Cette exclusion claire, formelle et limitée, ne vide pas le contrat de sa portée, dès lors que demeurent dans le champ de la garantie les dommages causés aux tiers, et par suite elle doit recevoir application au cas d’espèce.

La garantie de la Maaf Assurances ne peut être retenue à aucun autre titre.

Le rejet des demandes formées à l’encontre de cette compagnie d’assurance sera donc confirmé.

SUR LES AUTRES DEMANDES

Les dispositions du jugement relatives à l’application de l’article 700 du code de procédure civile apparaissent équitables et seront en conséquence maintenues.

L’équité commande d’allouer à chacune des parties intimées qui en font la demande une somme de 1.000 euros au titre des frais non compris dans les dépens de la présente procédure, et de laisser à l’appelante la charge de ses propres frais.

SUR LES DÉPENS

Le jugement doit être confirmé de ce chef.
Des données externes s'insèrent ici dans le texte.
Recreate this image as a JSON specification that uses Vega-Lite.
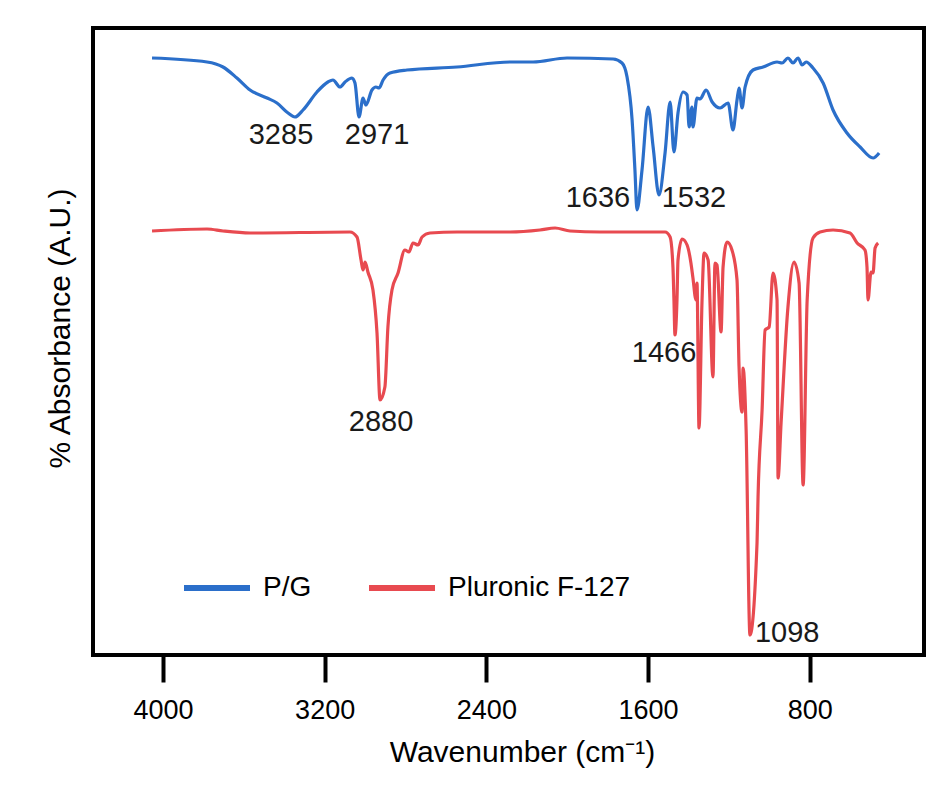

La société Groupe Autodistribution Sud Ouest qui succombe en ses prétentions devant la cour sera condamnée aux dépens de la présente instance.

* * *

PAR CES MOTIFS,

LA COUR,

Confirme le jugement en toutes ses dispositions ;

Y ajoutant :

Condamne la société Groupe Autodistribution Sud Ouest à payer au titre des frais non compris dans les dépens de la présente instance :

— à la Sarl Moca Atelier d’Y la somme de 1.000 euros,

— à la Mutuelle des Architectes Français la somme de 1.000 euros,

— à la Maaf Assurances la somme de 1.000 euros ;

Rejette toutes autres demandes ;

Condamne la société Groupe Autodistribution Sud Ouest aux dépens de la présente instance, et dit qu’ils seront recouvrés conformément aux dispositions de l’article 699 du code de procédure civile.

Signé par Madame Catherine Fourniel, Président, et par Madame Marceline Loison, Greffier, à laquelle la minute de la décision a été remise par le Magistrat signataire.